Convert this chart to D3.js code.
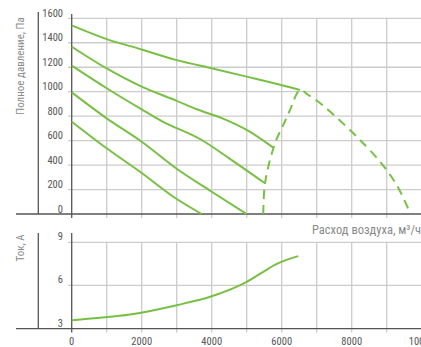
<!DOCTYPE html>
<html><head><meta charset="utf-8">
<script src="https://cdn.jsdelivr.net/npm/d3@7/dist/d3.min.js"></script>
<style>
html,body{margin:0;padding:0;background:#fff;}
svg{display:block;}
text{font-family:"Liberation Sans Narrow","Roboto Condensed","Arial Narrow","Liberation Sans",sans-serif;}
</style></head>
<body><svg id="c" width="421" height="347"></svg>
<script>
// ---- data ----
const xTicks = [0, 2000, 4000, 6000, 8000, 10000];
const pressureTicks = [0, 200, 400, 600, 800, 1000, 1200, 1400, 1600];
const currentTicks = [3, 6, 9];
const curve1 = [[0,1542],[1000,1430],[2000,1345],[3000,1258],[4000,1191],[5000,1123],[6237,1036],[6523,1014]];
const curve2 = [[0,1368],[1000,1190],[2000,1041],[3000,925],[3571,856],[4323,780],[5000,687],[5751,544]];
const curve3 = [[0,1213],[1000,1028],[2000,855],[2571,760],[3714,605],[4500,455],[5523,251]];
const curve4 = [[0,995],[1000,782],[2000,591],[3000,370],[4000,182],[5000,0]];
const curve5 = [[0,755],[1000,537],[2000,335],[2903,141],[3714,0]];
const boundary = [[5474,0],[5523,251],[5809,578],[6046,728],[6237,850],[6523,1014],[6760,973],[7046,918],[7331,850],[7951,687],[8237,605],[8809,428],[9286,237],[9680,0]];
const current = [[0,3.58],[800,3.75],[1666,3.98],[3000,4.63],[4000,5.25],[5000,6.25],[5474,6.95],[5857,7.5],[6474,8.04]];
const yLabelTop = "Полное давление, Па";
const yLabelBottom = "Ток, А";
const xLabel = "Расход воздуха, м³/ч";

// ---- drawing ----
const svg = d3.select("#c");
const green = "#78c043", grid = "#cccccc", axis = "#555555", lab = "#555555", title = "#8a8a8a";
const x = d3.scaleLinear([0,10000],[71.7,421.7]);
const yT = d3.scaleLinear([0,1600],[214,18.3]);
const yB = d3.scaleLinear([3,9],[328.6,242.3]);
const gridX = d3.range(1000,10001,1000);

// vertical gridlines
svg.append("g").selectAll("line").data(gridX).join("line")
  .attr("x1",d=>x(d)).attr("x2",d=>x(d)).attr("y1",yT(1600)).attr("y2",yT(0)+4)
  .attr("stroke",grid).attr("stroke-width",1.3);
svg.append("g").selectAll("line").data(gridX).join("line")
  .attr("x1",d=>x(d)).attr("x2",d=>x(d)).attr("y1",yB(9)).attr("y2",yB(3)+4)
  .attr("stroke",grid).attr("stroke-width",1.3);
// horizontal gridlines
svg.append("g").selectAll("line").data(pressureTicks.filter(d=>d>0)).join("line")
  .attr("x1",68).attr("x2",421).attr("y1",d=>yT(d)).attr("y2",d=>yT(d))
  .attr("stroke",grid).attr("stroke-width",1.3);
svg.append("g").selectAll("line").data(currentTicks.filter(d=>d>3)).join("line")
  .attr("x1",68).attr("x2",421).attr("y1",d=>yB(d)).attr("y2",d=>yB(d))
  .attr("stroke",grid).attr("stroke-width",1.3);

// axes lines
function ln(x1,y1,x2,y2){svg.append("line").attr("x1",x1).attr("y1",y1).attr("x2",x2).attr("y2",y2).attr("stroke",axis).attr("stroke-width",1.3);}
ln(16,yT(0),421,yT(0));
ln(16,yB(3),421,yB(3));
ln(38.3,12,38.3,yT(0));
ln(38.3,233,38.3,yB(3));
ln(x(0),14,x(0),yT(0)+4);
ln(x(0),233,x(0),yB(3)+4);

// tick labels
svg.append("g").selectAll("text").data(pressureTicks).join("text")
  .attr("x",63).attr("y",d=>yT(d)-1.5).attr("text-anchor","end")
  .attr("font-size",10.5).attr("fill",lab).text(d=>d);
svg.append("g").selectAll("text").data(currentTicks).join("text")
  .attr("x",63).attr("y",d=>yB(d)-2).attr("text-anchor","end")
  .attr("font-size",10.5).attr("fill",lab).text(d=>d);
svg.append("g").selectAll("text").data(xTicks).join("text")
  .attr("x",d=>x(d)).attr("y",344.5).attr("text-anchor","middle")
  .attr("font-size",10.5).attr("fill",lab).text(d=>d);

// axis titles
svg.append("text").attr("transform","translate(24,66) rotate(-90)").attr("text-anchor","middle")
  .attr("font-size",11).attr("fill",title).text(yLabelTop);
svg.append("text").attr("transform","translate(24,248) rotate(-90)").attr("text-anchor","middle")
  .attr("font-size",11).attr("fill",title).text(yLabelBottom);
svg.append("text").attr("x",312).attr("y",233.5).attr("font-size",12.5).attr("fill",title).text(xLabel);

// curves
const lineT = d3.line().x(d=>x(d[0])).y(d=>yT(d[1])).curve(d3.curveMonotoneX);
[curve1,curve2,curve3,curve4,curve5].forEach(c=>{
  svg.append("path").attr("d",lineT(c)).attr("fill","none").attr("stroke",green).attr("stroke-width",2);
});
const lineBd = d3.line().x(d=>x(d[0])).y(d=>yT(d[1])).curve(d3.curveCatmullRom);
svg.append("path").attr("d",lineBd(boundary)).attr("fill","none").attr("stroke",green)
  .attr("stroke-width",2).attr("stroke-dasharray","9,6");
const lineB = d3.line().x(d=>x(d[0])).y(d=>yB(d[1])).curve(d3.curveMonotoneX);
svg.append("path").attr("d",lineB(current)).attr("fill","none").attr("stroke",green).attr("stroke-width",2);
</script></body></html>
----
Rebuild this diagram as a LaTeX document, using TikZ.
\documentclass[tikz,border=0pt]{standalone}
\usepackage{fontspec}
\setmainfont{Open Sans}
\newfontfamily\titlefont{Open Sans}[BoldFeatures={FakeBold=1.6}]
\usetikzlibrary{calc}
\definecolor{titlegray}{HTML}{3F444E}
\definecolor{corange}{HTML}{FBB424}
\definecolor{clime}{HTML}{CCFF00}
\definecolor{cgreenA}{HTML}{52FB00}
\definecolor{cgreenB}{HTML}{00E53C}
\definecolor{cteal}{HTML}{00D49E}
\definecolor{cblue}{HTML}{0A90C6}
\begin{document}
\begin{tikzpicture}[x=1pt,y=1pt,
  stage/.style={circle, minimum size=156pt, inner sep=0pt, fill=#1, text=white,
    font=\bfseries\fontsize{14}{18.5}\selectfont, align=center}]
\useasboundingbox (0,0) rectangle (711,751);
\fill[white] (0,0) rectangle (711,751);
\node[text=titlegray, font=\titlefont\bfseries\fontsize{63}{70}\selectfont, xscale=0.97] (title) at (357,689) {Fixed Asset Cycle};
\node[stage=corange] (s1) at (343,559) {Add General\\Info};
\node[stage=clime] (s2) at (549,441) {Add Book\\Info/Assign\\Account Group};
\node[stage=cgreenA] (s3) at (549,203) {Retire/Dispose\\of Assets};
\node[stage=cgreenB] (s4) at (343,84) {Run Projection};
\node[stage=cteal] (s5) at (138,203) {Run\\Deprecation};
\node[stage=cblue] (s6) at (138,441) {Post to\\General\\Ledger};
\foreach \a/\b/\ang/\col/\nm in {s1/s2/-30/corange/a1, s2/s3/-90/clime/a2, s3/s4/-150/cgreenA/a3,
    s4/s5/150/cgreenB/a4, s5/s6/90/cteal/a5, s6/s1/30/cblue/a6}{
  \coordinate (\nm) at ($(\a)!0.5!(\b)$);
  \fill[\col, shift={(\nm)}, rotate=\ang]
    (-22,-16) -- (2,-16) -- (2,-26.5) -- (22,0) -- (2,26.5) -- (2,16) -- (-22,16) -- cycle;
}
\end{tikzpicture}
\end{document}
----
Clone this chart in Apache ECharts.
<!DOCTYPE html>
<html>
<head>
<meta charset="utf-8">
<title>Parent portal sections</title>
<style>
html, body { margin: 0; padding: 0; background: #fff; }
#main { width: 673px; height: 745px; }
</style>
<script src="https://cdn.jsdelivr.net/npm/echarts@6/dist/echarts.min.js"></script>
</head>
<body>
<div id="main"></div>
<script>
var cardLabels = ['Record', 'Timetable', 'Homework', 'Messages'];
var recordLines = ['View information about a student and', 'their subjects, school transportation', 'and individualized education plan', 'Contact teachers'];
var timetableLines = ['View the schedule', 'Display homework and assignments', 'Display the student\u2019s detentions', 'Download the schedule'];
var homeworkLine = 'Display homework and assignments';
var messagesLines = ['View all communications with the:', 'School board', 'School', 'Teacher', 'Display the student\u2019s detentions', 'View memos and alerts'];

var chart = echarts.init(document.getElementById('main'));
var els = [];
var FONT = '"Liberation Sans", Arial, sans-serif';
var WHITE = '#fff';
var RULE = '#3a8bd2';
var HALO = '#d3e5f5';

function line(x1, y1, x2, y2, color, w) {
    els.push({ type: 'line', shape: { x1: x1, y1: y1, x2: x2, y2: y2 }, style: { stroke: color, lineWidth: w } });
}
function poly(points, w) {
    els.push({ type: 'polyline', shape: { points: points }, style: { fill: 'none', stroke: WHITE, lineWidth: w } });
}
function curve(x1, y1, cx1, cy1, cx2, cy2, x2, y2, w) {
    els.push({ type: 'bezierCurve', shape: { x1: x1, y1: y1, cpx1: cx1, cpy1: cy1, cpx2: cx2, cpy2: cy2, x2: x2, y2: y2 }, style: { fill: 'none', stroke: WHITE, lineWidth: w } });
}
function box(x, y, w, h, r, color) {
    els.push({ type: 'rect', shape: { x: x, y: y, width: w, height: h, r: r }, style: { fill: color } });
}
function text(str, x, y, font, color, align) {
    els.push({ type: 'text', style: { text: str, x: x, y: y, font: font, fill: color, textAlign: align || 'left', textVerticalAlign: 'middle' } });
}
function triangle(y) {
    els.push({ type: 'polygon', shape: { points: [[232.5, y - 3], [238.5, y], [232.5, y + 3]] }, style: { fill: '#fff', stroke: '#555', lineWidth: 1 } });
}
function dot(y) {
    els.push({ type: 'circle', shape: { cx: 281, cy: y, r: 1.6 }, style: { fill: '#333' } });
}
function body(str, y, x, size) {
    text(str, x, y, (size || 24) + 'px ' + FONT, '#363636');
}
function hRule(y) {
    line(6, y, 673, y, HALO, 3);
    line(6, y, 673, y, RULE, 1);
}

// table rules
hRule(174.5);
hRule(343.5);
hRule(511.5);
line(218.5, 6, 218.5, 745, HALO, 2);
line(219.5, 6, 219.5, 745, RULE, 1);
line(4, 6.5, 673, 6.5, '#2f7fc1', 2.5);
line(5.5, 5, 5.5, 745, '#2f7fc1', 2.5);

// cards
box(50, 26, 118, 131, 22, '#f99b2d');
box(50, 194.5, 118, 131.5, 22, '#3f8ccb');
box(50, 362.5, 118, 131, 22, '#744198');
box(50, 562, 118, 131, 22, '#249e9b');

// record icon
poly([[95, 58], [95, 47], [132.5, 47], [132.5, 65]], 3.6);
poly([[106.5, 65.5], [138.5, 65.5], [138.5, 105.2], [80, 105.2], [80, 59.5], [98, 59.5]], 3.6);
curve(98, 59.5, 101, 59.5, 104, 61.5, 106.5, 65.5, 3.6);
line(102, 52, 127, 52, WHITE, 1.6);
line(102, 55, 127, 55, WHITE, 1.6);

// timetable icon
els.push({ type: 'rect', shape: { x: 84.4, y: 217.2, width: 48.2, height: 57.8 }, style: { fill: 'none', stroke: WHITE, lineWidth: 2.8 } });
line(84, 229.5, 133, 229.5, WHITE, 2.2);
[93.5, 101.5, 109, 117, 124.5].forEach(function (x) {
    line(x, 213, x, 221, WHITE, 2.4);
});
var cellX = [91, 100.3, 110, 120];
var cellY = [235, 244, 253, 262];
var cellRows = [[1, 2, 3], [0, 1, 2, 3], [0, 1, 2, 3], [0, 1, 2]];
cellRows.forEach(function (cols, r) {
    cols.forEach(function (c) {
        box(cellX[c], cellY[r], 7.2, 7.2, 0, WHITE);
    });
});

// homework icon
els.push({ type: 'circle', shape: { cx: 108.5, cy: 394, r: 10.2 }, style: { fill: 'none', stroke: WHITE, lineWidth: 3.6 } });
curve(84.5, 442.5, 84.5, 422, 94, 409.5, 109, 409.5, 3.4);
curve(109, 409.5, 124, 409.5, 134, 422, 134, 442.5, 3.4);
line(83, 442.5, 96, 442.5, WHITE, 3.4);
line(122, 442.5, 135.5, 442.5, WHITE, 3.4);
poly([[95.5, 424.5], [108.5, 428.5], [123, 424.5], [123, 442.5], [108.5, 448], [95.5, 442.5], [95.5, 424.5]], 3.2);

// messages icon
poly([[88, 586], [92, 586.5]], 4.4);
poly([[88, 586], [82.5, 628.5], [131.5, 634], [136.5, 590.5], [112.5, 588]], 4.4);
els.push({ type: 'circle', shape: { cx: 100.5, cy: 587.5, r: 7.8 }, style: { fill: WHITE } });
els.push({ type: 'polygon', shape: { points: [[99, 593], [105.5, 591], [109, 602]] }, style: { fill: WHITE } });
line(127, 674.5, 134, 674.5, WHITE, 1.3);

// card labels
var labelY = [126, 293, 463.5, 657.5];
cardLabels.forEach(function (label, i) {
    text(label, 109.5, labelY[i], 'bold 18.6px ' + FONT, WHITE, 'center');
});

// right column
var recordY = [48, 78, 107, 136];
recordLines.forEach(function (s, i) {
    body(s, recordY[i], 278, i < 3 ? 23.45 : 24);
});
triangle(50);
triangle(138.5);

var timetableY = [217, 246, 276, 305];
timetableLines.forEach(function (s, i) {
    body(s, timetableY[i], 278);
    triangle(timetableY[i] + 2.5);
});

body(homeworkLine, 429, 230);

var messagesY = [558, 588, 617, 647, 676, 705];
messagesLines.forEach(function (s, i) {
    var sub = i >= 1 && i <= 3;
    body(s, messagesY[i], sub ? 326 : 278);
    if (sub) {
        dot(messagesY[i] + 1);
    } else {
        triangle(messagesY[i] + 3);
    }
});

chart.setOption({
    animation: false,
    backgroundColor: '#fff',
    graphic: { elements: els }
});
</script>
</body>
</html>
----
_EXERCISE AIM_
Please return, exactly as they appear, the lines starting at the one that contains "Clone this chart in Apache ECharts." and ending at the one that contains "var HALO = '#d3e5f5';".

_FULL ANSWER_
Clone this chart in Apache ECharts.
<!DOCTYPE html>
<html>
<head>
<meta charset="utf-8">
<title>Parent portal sections</title>
<style>
html, body { margin: 0; padding: 0; background: #fff; }
#main { width: 673px; height: 745px; }
</style>
<script src="https://cdn.jsdelivr.net/npm/echarts@6/dist/echarts.min.js"></script>
</head>
<body>
<div id="main"></div>
<script>
var cardLabels = ['Record', 'Timetable', 'Homework', 'Messages'];
var recordLines = ['View information about a student and', 'their subjects, school transportation', 'and individualized education plan', 'Contact teachers'];
var timetableLines = ['View the schedule', 'Display homework and assignments', 'Display the student\u2019s detentions', 'Download the schedule'];
var homeworkLine = 'Display homework and assignments';
var messagesLines = ['View all communications with the:', 'School board', 'School', 'Teacher', 'Display the student\u2019s detentions', 'View memos and alerts'];

var chart = echarts.init(document.getElementById('main'));
var els = [];
var FONT = '"Liberation Sans", Arial, sans-serif';
var WHITE = '#fff';
var RULE = '#3a8bd2';
var HALO = '#d3e5f5';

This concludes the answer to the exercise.